All Uganda opposition politicians arrested in the capital Kampala on Thursday were freed unconditionally, apart from six people accused of assaulting a police officer.
The politicians had been arrested after a planned rally by Activists for Change (A4C) at Katwe Freedom Square. The police quashed the planned meeting, arrested several opposition politicians without charge, and detained them for more than six hours.
A police spokesperson in a statement on Thursday referred to the politicians’ arrest as “preventive” and admitted that at the time they were picked, they had not committed any crime.
One of those detained was Dr. Kizza Besigye, the president of the Forum for Democratic Change (FDC) party. He said he was not surprised by the events that led to his arrest. “Certainly not,” he said, “though I am always not prepared for the level to which the police [force] is willing to disgrace itself.”
He said he was assaulted during his arrest. “Those who arrested me and drove me to a police station in the suburb of Kampala,” he asserted, “were all certainly high on some drugs, and their behavior was unexpected of members of a police force.”
Besigye described the police action as illegal although he doubted there were any legal remedies. “What they [police] are doing is not backed by any law,” he said, “It is a clear case of abuse of power, and a blatant violation of rights of people with different political views from the people in government.”
He dismissed the police assertion that they held him under preventive arrest.
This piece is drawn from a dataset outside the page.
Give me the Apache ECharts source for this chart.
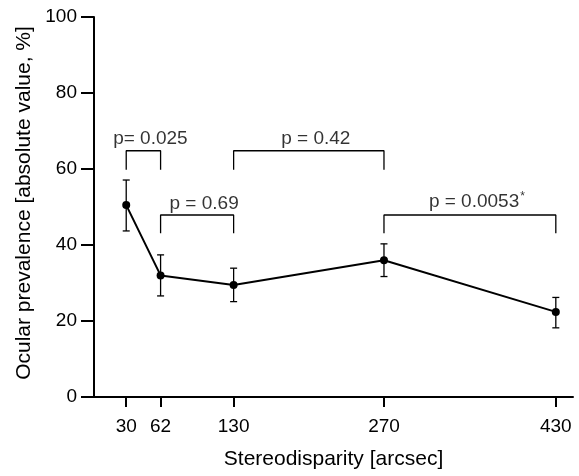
<!DOCTYPE html>
<html>
<head>
<meta charset="utf-8">
<script src="https://cdn.jsdelivr.net/npm/echarts@6/dist/echarts.min.js"></script>
<style>html,body{margin:0;padding:0;background:#fff}#c{width:579px;height:476px}</style>
</head>
<body>
<div id="c"></div>
<script>
const disparity = [30, 62, 130, 270, 430];
const prevalence = [50.5, 32.0, 29.5, 36.0, 22.4];
const errLow = [43.7, 26.6, 25.1, 31.7, 18.2];
const errHigh = [57.1, 37.4, 33.9, 40.3, 26.2];
const xTickValues = [30, 62, 130, 270, 430];
const bracketFrom = [30, 130, 62, 270];
const bracketTo = [62, 270, 130, 430];
const bracketTop = [64.8, 64.8, 47.9, 47.9];
const bracketLeg = [59.8, 59.8, 43.1, 43.1];
const pLabels = ['p= 0.025', 'p = 0.42', 'p = 0.69', 'p = 0.0053'];
const pStar = ['', '', '', '*'];

const FONT = 'Liberation Sans, Arial, Helvetica, sans-serif';
const chart = echarts.init(document.getElementById('c'), null, {renderer: 'canvas'});

const series = [];
// main line
series.push({
  type: 'line',
  data: disparity.map((x, i) => [x, prevalence[i]]),
  symbol: 'circle', symbolSize: 8,
  itemStyle: {color: '#000'},
  lineStyle: {color: '#000', width: 2},
  z: 5, animation: false
});
// error bars
series.push({
  type: 'custom',
  data: disparity.map((x, i) => [x, errLow[i], errHigh[i]]),
  renderItem: function (params, api) {
    const x = api.value(0);
    const lo = api.coord([x, api.value(1)]);
    const hi = api.coord([x, api.value(2)]);
    const w = 3.5;
    const st = {stroke: '#000', lineWidth: 1.3};
    return {type: 'group', children: [
      {type: 'line', shape: {x1: lo[0], y1: lo[1], x2: hi[0], y2: hi[1]}, style: st},
      {type: 'line', shape: {x1: lo[0]-w, y1: lo[1], x2: lo[0]+w, y2: lo[1]}, style: st},
      {type: 'line', shape: {x1: hi[0]-w, y1: hi[1], x2: hi[0]+w, y2: hi[1]}, style: st}
    ]};
  },
  z: 4, animation: false
});
// brackets
bracketFrom.forEach((x1, i) => {
  const x2 = bracketTo[i];
  series.push({
    type: 'line',
    data: [[x1, bracketLeg[i]], [x1, bracketTop[i]], [x2, bracketTop[i]], [x2, bracketLeg[i]]],
    symbol: 'none',
    lineStyle: {color: '#000', width: 1.3},
    animation: false, silent: true
  });
});
// p labels
series.push({
  type: 'scatter',
  symbolSize: 0,
  data: bracketFrom.map((x1, i) => ({value: [(x1 + bracketTo[i]) / 2, bracketTop[i]], name: i})),
  label: {
    show: true, position: 'top', distance: 2, offset: [7, 0],
    formatter: p => '{a|' + pLabels[p.name] + '}' + (pStar[p.name] ? '{s|' + pStar[p.name] + '}' : ''),
    rich: {
      a: {fontSize: 19, fontFamily: FONT, color: '#000'},
      s: {fontSize: 12, fontFamily: FONT, color: '#000', padding: [0, 0, 10, 1]}
    }
  },
  animation: false, silent: true
});

chart.setOption({
  animation: false,
  grid: {left: 94, right: 6, top: 17, bottom: 79},
  xAxis: {
    type: 'value', min: 0, max: 446,
    name: 'Stereodisparity [arcsec]', nameLocation: 'middle', nameGap: 52,
    nameTextStyle: {fontSize: 21, fontFamily: FONT, color: '#000'},
    axisLine: {show: true, onZero: false, lineStyle: {color: '#000', width: 2}},
    axisTick: {show: true, customValues: xTickValues, length: 10, lineStyle: {color: '#000', width: 2}},
    axisLabel: {customValues: xTickValues, fontSize: 19, fontFamily: FONT, color: '#000', margin: 20},
    splitLine: {show: false}
  },
  yAxis: {
    type: 'value', min: 0, max: 100, interval: 20,
    name: 'Ocular prevalence [absolute value, %]', nameLocation: 'middle', nameGap: 57,
    nameTextStyle: {fontSize: 21, fontFamily: FONT, color: '#000', padding: [0, 0, 0, 8]},
    axisLine: {show: true, lineStyle: {color: '#000', width: 2}},
    axisTick: {show: true, length: 13, lineStyle: {color: '#000', width: 2}},
    axisLabel: {fontSize: 19, fontFamily: FONT, color: '#000', margin: 17},
    splitLine: {show: false}
  },
  series: series
});
</script>
</body>
</html>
The law proving for preventive arrest is very clear, he said: “It is meant for people who are mentally disturbed, or sick that may hurt themselves.”
The opposition leader vowed to continue participating in peaceful protests. The reason for the government crackdown on opponents, he added, “is because they are under some siege mentality. They know they are illegitimate, and the population is fed up and discontented.”
Besigye said there is nothing the police can do that will change the people’s views about the government. “People will continue protesting and at some stage the forces they are using to harass us will also protest against them,” he said, “and that will be the last straw that will break their back.”
“The discontent is across the board,” he added, “It is across all sections of society; it is only a tiny click of people who are engaged in mega corruption that is going on and [those] who are higher up in the security forces that are beneficiaries of the system.”
The only change, Besigye said, is that “people have become more bold (sic) and are willing to come out and protest against the regime.”
He predicted more linkages between social groups that will make the protests more coherent and national.
Yoweri Museveni, Uganda's leader for the past 25 years, has vowed to crack down on the protests.
Last year, his government tried to suppress demonstrations against surging prices. Besigye was arrested several times during violent clashes between the security forces and his supporters.